***** Records to use

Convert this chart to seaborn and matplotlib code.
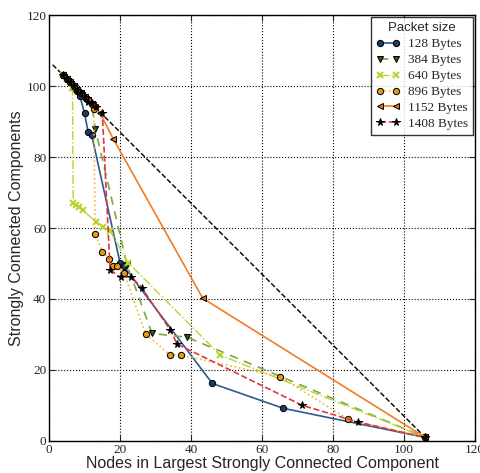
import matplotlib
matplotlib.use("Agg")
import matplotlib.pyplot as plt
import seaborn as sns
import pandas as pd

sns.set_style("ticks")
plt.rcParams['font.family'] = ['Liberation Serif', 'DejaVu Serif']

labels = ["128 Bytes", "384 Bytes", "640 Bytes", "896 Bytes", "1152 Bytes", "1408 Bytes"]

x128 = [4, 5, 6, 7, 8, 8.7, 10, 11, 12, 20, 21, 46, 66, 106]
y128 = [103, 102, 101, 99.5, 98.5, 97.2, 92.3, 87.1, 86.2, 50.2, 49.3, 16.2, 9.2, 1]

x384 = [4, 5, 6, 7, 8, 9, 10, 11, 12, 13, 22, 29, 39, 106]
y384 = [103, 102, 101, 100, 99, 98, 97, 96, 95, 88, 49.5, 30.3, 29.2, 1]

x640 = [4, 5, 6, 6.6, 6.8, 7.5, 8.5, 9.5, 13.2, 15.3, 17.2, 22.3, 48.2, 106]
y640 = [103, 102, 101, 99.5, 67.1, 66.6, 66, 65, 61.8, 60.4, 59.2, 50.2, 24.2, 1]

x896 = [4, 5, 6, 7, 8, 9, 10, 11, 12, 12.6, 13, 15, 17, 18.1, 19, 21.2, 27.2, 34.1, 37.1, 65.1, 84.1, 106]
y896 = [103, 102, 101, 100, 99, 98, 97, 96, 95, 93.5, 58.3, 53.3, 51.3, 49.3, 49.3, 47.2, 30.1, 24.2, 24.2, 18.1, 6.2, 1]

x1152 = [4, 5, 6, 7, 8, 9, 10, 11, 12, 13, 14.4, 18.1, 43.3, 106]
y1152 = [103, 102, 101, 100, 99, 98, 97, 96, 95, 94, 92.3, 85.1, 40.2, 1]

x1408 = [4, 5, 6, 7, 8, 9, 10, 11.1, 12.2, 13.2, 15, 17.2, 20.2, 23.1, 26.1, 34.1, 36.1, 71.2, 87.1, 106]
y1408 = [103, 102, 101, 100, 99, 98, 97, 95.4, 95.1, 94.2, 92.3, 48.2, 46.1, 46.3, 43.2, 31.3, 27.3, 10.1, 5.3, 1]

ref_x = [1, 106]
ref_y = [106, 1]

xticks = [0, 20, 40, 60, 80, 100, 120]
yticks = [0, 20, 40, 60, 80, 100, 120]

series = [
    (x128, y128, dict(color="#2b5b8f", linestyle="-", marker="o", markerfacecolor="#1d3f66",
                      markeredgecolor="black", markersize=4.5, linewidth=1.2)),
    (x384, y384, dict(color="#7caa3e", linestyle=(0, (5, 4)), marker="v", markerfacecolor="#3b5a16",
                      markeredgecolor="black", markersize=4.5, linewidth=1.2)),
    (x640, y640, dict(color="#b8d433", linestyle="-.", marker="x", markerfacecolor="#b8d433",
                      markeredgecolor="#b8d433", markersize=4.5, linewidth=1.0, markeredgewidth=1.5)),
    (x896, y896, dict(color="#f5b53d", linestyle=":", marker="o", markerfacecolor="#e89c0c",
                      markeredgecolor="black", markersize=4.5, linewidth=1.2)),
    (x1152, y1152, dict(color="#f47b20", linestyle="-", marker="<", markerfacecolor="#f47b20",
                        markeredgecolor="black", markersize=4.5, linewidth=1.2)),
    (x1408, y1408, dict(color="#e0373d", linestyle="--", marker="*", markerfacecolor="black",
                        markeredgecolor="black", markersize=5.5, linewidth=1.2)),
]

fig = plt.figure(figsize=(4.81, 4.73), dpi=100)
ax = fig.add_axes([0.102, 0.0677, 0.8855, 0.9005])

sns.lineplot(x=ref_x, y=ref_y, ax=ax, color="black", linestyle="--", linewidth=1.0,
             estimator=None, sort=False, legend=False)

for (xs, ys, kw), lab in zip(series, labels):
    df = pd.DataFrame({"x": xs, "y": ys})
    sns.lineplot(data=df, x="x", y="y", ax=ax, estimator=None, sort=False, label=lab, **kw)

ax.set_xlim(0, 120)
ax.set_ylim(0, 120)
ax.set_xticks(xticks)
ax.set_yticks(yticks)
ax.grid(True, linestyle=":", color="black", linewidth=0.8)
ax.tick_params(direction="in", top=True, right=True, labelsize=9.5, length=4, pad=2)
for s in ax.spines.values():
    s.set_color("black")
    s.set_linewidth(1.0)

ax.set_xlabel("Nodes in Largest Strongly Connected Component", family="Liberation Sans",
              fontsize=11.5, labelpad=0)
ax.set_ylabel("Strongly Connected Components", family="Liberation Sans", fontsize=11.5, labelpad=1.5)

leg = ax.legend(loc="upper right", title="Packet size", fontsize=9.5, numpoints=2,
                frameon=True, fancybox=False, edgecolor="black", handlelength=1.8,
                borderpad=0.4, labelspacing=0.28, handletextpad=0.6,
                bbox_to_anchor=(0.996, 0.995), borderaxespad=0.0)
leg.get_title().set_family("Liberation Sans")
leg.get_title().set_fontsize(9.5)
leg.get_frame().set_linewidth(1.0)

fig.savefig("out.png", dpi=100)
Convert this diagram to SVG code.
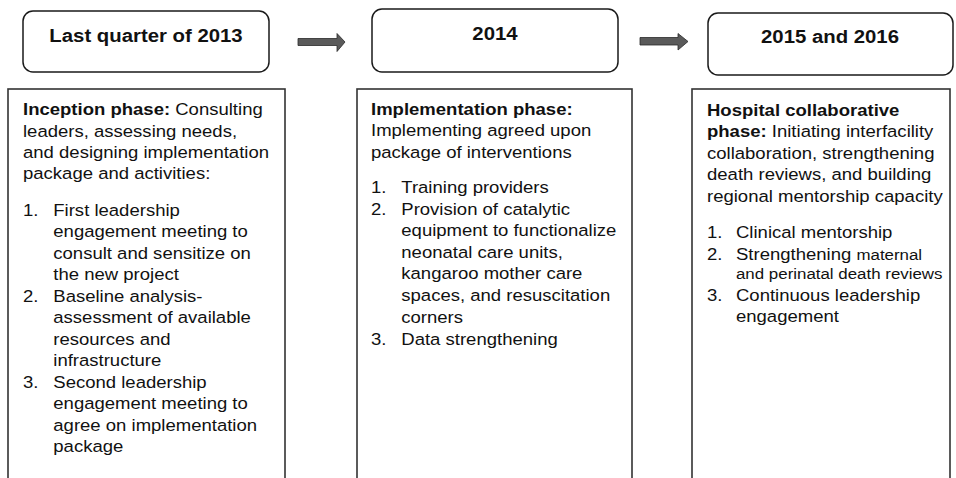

**********

**Task requirements:** Only the lines from the start of the material through the line containing "50.2, 24.2, 1]" should be transcribed. Pictures stay out.

**Reply to the exercise:**
Convert this chart to seaborn and matplotlib code.
import matplotlib
matplotlib.use("Agg")
import matplotlib.pyplot as plt
import seaborn as sns
import pandas as pd

sns.set_style("ticks")
plt.rcParams['font.family'] = ['Liberation Serif', 'DejaVu Serif']

labels = ["128 Bytes", "384 Bytes", "640 Bytes", "896 Bytes", "1152 Bytes", "1408 Bytes"]

x128 = [4, 5, 6, 7, 8, 8.7, 10, 11, 12, 20, 21, 46, 66, 106]
y128 = [103, 102, 101, 99.5, 98.5, 97.2, 92.3, 87.1, 86.2, 50.2, 49.3, 16.2, 9.2, 1]

x384 = [4, 5, 6, 7, 8, 9, 10, 11, 12, 13, 22, 29, 39, 106]
y384 = [103, 102, 101, 100, 99, 98, 97, 96, 95, 88, 49.5, 30.3, 29.2, 1]

x640 = [4, 5, 6, 6.6, 6.8, 7.5, 8.5, 9.5, 13.2, 15.3, 17.2, 22.3, 48.2, 106]
y640 = [103, 102, 101, 99.5, 67.1, 66.6, 66, 65, 61.8, 60.4, 59.2, 50.2, 24.2, 1]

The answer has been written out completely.